This is the first installment in a series of articles that Young Friends of the Earth activists are launching which tell the story of our growing movement for social and environmental justice and against dirty energy and corporate power.
Repression seems to be our governments’ increasingly widespread recipe for stopping the peoples’ struggles for justice and basic rights.
During the COP21 in Paris, the governmental repression of social movements took a sinister turn. The state of emergency declared by the French government served as a major obstacle against the social mobilization around the COP21. While the Christmas markets, a supreme symbol of never-ending material consumption, and sports events ran smoothly during the two weeks of the Climate Conference, street actions were severely restricted during the two weeks of the Climate Conference, and the massive mobilizations planned for Sunday November 29th and Saturday December 12th were banned.
A historical perspective can help better understand the muting of the voices for climate justice during the COP21. Indeed already in the late 90s the mobilization of the global justice movement during international gatherings against the neoliberal hegemony was coupled with police repression, led by coercive strategies, including violence, harassment, and surveillance. This kind of coercion is particularly duplicitous considering it is put in practice by the Western so-called democratic countries when hosting global anti-capitalist gatherings.
As a growing climate justice movement we should build our collective memory around our past wounds. The coercion endured in Paris was the tip of the iceberg of a longstanding threat upon the right to demonstrate for climate justice and system change. Still at every attempt to quieten us we didn’t just slip away. Two key dates for the emergence of the global justice and climate justice movement should be remembered.
During the World Trade Organization Summit in Seattle in 1999 peaceful anti-globalization demonstrators were harshly attacked and imprisoned by the local police. In retrospect, the Summit represents a memorable momentum for the contesting global mobilizations to come. In Seattle, Southern countries’ demands at the WTO found an ally in the global justice protestors on the streets outside. Ten years later, in 2009, our fellows in Copenhagen during the COP15 climate talks also endured harsh repression. The civil disobedience action “Reclaim the Power” which happened on December 17th 2009, close to the negotiations at the Bella Center, was severely shut down by the Danish police who brutally kicked out more than 2,000 people from the Social Movement Assembly and arrested more than 230 people.

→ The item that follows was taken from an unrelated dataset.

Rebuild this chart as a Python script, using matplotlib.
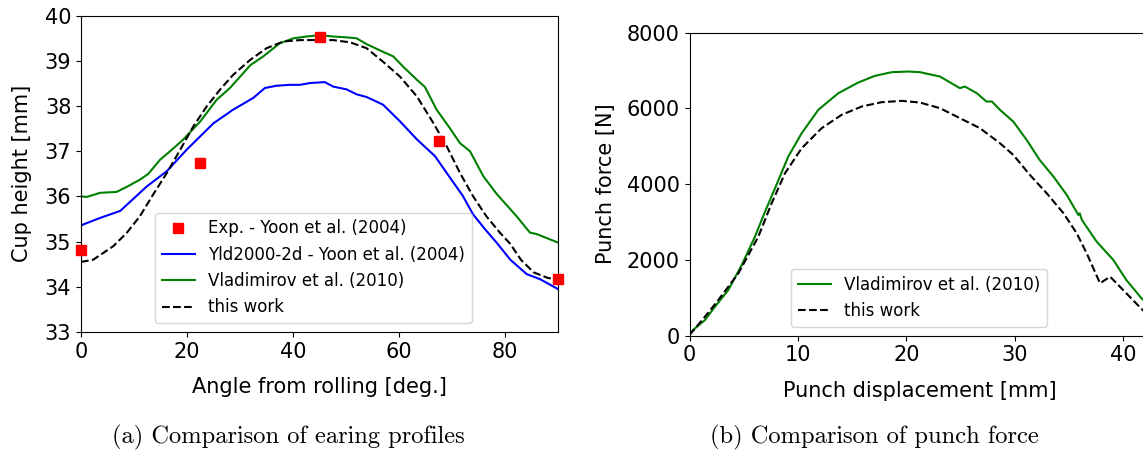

Of course, as well as challenging the closing of democratic space in our own countries, we must also stand in solidarity with environmental activists throughout the world who face serious human rights violations every day in their struggles against transnational corporations who exploit their communities.
In Paris, the absurdity of the bans we endured came to light by the end of the Conference. One by one the bans on the events and actions planned for the last day, on December 12th, were withdrawn. On Friday 11th, the gathering at the Champs de Mars on the 12th afternoon was authorized. The very same morning of December 12th the Red Lines action was allowed too. Overall the state of emergency allowed the French authorities to commit abuses against the ecologist French activists during the COP21 and also favored an increased stigmatization of French Muslim.
However, increasing the intensity of police repression won’t silent the climate justice movement. Social protests in general and particularly those that took place in Paris, adapt their strategies to resist the repression they have to deal with.
In spite of the constrained possibilities for demonstrating imposed on us, the climate justice movement never stopped being active in the Parisian streets. Young Friends of the Earth Europe have been supporting the voices of impacted communities and struggles against racism and borders as we have also been challenging the corporate elites and targeting the multinationals’ false solutions. The control of the climate talks by a handful of corporations and Northern capitalist countries makes the defense of democracy a question of survival.
On December 12th 2015 our demands for climate justice were also a rallying call for peace and the defense of our democracy. Attempts of repression won’t discourage us, as the climate and social justice movements strengthen every day.